For generations, William & Mary students, faculty, staff and alumni have explored the streets of Colonial Williamsburg and immersed themselves in its history.
Now, an alumnus is leading the one-of-a-kind living history museum. On Jan. 1, 2020, Clifford Bridges “Cliff ” Fleet III ’91, M.A. ’93, J.D. ’95, M.B.A. ’95 became the Colonial Williamsburg Foundation’s ninth president and CEO.
He is just one of 32 alumni in William & Mary’s history with four or more degrees from the university. Throughout his academic life and career, he has combined his interest in history and business.
After an extensive career at Philip Morris USA in Richmond, Virginia, in which he rose from intern to retire as CEO in 2017, Fleet returned to William & Mary to teach in the Raymond A. Mason School of Business. He also served as president of the Jamestown-Yorktown Foundation until he was tapped for the top job at CW.
“The opportunity to work with Colonial Williamsburg, to lead what is both a business and a historical institution, one that is tied so closely to two institutions I love deeply and dearly — William & Mary and the Jamestown-Yorktown Foundation — it was just an opportunity that I couldn’t pass up,” Fleet says.

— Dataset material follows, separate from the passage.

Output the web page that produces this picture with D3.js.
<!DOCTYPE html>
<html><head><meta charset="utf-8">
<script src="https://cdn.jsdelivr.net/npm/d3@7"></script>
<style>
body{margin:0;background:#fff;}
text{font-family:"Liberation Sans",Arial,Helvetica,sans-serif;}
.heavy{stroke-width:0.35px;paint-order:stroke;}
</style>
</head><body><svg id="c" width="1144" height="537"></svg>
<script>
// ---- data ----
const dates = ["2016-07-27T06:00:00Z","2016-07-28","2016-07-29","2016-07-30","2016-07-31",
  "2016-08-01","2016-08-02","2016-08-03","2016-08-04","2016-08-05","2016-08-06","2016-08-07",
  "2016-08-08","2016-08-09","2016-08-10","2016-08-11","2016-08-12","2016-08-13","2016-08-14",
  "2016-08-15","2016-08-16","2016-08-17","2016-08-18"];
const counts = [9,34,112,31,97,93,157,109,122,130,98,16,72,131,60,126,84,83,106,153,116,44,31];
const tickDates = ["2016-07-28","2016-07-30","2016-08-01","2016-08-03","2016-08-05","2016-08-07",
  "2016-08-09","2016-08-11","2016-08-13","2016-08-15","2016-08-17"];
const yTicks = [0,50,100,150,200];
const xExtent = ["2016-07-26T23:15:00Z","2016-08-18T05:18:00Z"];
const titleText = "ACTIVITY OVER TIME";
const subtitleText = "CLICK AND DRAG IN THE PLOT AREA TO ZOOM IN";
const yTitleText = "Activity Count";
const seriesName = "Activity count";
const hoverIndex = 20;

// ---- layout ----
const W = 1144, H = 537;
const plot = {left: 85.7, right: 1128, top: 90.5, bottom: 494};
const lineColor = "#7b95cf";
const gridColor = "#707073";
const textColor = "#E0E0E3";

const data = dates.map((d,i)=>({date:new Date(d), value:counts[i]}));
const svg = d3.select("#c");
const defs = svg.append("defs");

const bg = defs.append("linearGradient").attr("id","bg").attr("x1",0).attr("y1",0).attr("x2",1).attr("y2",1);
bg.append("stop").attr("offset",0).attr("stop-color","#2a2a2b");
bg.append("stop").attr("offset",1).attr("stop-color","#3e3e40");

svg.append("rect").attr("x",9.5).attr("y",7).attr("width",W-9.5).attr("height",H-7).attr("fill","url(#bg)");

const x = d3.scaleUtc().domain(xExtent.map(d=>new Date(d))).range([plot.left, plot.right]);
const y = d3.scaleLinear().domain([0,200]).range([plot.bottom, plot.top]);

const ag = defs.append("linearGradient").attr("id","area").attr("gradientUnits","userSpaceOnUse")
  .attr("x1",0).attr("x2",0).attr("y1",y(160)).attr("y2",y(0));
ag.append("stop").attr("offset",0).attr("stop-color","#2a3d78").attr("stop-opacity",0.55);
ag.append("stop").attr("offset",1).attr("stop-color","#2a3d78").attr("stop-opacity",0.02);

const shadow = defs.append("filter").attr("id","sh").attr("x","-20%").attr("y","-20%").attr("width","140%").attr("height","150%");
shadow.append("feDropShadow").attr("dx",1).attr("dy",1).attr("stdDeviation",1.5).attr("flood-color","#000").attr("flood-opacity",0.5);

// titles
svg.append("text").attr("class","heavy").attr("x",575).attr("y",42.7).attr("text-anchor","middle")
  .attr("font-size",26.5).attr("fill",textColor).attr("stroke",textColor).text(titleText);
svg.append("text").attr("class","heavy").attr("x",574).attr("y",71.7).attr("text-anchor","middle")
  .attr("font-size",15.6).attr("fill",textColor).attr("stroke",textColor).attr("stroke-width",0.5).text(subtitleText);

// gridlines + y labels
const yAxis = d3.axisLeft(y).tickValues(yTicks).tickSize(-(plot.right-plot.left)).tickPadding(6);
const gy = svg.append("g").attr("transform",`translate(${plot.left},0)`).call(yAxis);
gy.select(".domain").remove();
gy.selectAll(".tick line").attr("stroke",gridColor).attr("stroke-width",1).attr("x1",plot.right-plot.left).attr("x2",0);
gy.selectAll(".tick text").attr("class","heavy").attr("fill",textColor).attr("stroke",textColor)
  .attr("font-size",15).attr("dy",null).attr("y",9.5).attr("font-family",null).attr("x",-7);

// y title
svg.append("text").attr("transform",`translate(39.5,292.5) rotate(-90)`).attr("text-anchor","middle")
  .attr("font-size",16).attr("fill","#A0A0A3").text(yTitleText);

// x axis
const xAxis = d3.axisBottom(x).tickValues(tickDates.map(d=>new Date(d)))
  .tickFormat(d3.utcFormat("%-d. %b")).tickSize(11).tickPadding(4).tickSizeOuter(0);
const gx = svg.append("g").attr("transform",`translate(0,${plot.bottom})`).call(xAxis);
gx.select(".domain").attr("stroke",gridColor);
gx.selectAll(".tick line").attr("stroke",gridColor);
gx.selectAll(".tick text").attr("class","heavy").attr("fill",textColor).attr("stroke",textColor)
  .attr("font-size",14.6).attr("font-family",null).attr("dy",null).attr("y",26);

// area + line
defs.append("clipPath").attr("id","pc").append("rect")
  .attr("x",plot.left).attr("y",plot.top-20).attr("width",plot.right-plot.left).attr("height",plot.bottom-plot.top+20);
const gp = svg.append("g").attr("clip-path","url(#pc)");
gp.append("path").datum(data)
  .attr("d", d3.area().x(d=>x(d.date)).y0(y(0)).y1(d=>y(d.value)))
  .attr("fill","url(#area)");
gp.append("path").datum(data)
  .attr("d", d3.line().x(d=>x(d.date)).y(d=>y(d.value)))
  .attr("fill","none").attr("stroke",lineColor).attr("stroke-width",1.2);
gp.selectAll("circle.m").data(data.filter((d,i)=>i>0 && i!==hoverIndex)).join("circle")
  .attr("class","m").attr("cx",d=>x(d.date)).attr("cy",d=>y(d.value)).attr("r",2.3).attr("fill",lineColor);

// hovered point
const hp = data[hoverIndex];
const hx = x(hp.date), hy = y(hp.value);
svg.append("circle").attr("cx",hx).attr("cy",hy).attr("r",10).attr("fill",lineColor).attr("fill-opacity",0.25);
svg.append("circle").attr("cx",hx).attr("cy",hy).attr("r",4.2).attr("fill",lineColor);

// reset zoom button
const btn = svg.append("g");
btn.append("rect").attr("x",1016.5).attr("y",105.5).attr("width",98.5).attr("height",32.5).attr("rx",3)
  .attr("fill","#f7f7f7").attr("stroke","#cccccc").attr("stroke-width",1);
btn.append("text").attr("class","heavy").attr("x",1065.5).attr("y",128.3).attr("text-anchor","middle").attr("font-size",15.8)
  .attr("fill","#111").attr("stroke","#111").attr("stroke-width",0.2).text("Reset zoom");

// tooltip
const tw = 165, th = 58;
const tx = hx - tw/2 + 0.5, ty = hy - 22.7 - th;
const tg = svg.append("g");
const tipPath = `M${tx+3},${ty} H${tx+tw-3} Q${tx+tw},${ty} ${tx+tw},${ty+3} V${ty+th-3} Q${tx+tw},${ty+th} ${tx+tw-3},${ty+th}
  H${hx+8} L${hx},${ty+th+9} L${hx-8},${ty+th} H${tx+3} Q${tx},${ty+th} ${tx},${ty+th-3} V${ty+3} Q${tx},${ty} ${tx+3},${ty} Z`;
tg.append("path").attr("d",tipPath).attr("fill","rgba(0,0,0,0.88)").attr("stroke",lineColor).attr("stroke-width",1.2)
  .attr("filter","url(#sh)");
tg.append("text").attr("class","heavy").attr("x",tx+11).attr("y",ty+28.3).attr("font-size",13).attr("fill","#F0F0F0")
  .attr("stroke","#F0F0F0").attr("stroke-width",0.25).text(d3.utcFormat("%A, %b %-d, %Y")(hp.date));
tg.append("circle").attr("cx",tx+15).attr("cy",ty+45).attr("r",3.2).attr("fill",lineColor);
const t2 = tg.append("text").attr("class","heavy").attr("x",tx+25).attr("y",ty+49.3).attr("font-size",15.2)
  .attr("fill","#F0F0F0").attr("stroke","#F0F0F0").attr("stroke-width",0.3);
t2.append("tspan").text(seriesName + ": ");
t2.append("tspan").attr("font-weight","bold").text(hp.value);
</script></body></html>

He aims to keep the living history museum relevant, at the forefront of the national discussion about our history, and to attract audiences that are more diverse in all dimensions. To do this, he has three goals: “We want to broaden our impact on America by teaching the story of our founding, think deeper about digital explorations, and tell a more complete story of the people who made this nation possible,” he says.
Colonial Williamsburg is expanding the stories it tells to include more voices of women and Black and Native American people in Williamsburg. For example, CW is working in partnership with the First Baptist Church in Williamsburg, which was founded in 1776 and is one of the oldest American churches founded by Blacks. One of its early ministers, Gowan Pamphlet, was the first Black person ordained as a minister in the United States. CW is conducting archaeology on the original site of the church in the hope of reconstructing the building. They’ve received national press coverage for the initiative.